O hotel de SP onde estou não é tão chique como o outro mas tem um buffet que me resolveu o problema do pequeno almoço, almoço, lanche e jantar. Havia comida suficiente para alimentar e apaziguar uma pequena favela. Foi uma noite agitada. Tinha de enviar uma coisa pronta para Lisboa e confundi-me com o fuso horário, de maneiras que acordei às 6:30 de Lisboa pensando que eram 6:30 de S.Paulo. Na prática eram 2:30 em S.Paulo e tinha dormido apenas 40 minutos e não 4 horas. Estranhei o meu sono e a escuridão total e às tantas, confuso e trôpego de janela em janela, já nem sabia se estávamos no século XXI a fazer de consultores com portáteis ou no XVIII num romance de Dostoiévski a discutir niilismo à luz das velas.
Quero deixar-vos o seguinte trecho de que gostei muito:
«A princípio não compreendia como tinha sido possível descer tão baixo, cair em tal ignomínia, e, sobretudo, ter esquecido o caso e não me ter envergonhado nem arrependido. Só agora consigo consciencializar o que aconteceu: a culpa tinha sido da «ideia». Em resumo: a minha conclusão é a de que, quando temos na mente alguma coisa imóvel, permanente e forte, que no-la ocupa obsessivamente, é o mesmo que afastarmo-nos do mundo e retirarmo-nos para o deserto, e os acontecimentos passam por nós quase nem nos tocarem, passam ao lado do essencial. Até as sensações nos chegam deformadas. Ainda por cima, temos sempre uma desculpa. Quantas vezes, durante todo aquele tempo, eu tratava mal a minha mãe, e de que maneira vergonhosa era desatento para com a minha irmã: «Tenho a minha "ideia", o resto são insignificâncias» - era isto que parecia estar sempre a dizer a mim mesmo. Também me insultavam, dolorosamente, e eu ia-me embora insultado; depois, dizia de repente a mim próprio: «Não interessa, sou vil mas tenho a minha "ideia", e eles não o sabem.». A «ideia» consolava-me na vergonha e na humilhação; também todas as minhas ignomínias pareciam ficar ofuscadas, encobertas pela ideia; esta, por assim dizer, aliviava-me de tudo, mas também enevoava tudo diante dos meus olhos; tal imprecisão no entendimento dos casos e das coisas é também susceptível, sem dúvida, de prejudicar a própria ideia, para já não falar do resto».

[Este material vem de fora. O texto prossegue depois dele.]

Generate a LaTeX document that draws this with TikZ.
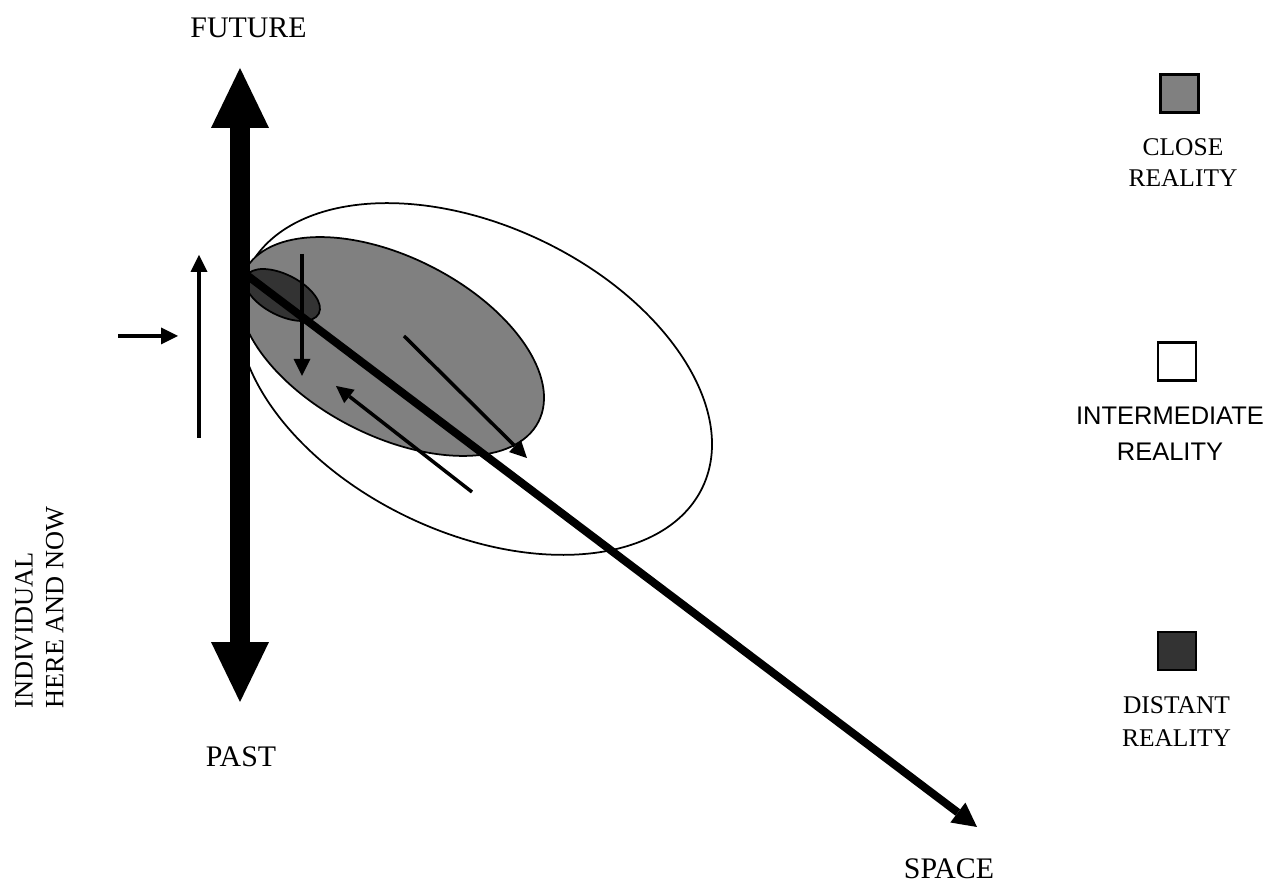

O Adolescente, Dostoiévski, tradução de Filipe e Nina Guerra, Editorial Presença.
3 comentários:
Bem-vindo :)
adorei o trecho e esses Guerra são uns géniozinhos da tradução ou pelo menos do bom português. um must as traduções dos russos deles.
fiquei curiosa com o adolescente...
bjo, bom trampo :D
é curioso terem traduzido para 'ideia'. poderia ter outra tradução.
É verdade Isa, são mesmo.
Anónimo, porque dizes isso já agora :) qual seria a outra?